Tiffin has, even if player Corey Martinez said it did take a little time.
“That’s our goal to get to (regionals), and we knew we had the talent to get there,” Martinez said. “It’s great that we performed the way we knew we could. We started off a little bit weak, and we were lucky to turn it around, and I knew we could.”
At a fall tournament preview for GLIAC schools, Tiffin finished eighth. Two weeks later at the GLIAC Championship in October, things went better for the Dragons, as they finished third. TU led the tournament most of the way.
“We struggled down the last nine holes, but I think that might have been one of the best things that happened to us long-term, because after that, it was like ‘we don’t have to be afraid to learn how to win.’ It’s tough to go wire-to-wire in a 54-hole event. We played 45 holes awesome. We played five holes not-so-great.”
As the season has progressed Roggow has seen some big performances from a team that he said rarely uses the same lineup.
In the Purgatory Regional in early April, Tyler Maranville and Jon Klein each shot two-day scores of 144, tying for eighth in the 31 team event. Martinez was only five strokes off that pace.
“It’s been the same six guys, but we’ve been playing who’s hot,” Roggow said. “The emergence of Corey Martinez this spring I think has been huge for us. Jon Klein, who’s a senior, who I’ve always said is one of the most talented kids I’ve ever had, he is playing like a senior leader right now. His mental maturity over the last month and a half has just been amazing. We’ve spent a lot of time working on that stuff. Tyler Maranville ….is arguably one of the top five players in the region. He’s a couple of putts away from being stupid awesome.”
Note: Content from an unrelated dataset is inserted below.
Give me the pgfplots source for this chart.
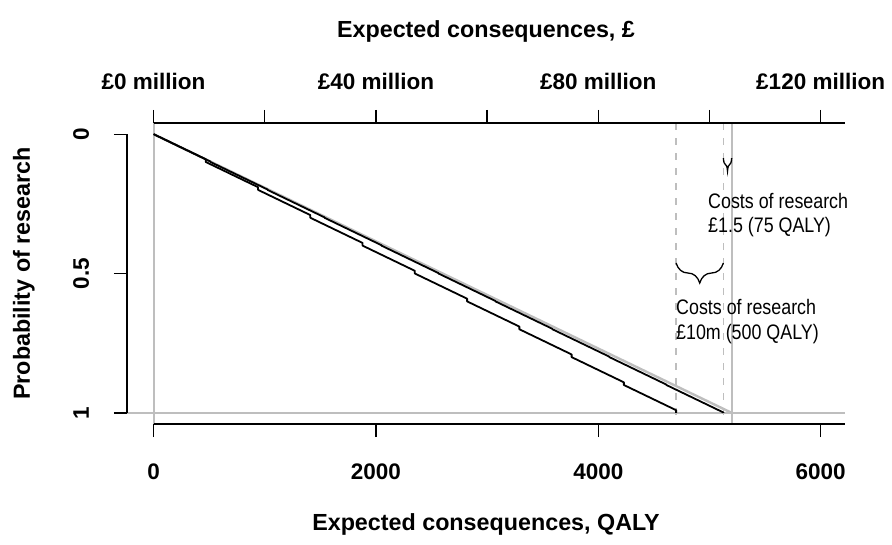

“Depth,” said TU player Andrew Bollinger about the key to the team’s success. Bollinger shot a 153 at the event. “Just the top four scores being really consistent, and having two low scores, and two more consistent low scores are helping the team.”
It’s something Roggow said you need to be successful in Division II. Roggow has been the Dragons coach for 13 seasons, a period that stretches back to TU’s NAIA days.
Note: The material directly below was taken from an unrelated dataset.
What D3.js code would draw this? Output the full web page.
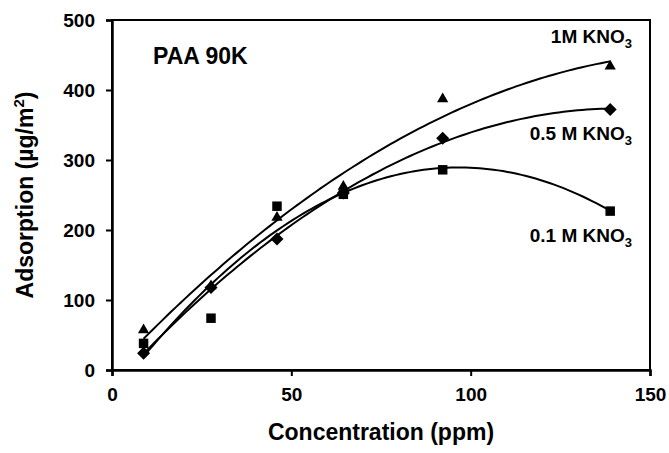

“It’s been fun, but it hasn’t come easy,” Roggow said of the program’s transition to Division II. “I remember our first tournament, we went out and shot five over par. And I thought, ‘hey, we’re pretty good.’ And the leading team was 20 shots ahead of us.
“I thought to myself, ‘we’ve got a lot of work to do.'”
The Dragons have done that. Klein said they can get even better.
“We haven’t peaked yet, and that’s kind of the whole goal that we’ve had,” Klein said. “We plan on getting there, and that’s always the ultimate goal; that’s the final stage of what we can do at the amateur level.”
Whatever happens in the next few weeks, some in the TU program have big things coming this summer. Martinez, Klein and Bollinger are three of 10 GLIAC golfers who will travel with Roggow to play a Scottish team at St. Andrews.
“We’re over there for 10 days,” said Roggow, who will serve as the coach for the GLIAC squad. “Five days of practice, two days of competitive golf. It’s a Ryder Cup format against the Scottish club over there at St. Andrews.
Roggow said he was approached at the Golf Coaches Association about the trip, then got a call from the USA Athletes International about coaching the group.
“It’s a great opportunity, and I think it’s nice that your peers recommend you for something like that,” Roggow said. “And then have the opportunity to lead select players in the GLIAC, I mean, I feel like it’s a really big honor.”
The players said they also felt that way.
“It’s unbelievable,” Martinez said. “It’s a once in a lifetime chance, and I was just glad that Darby asked me to go. Everybody’s pretty excited, and it’s great we get to represent the country.”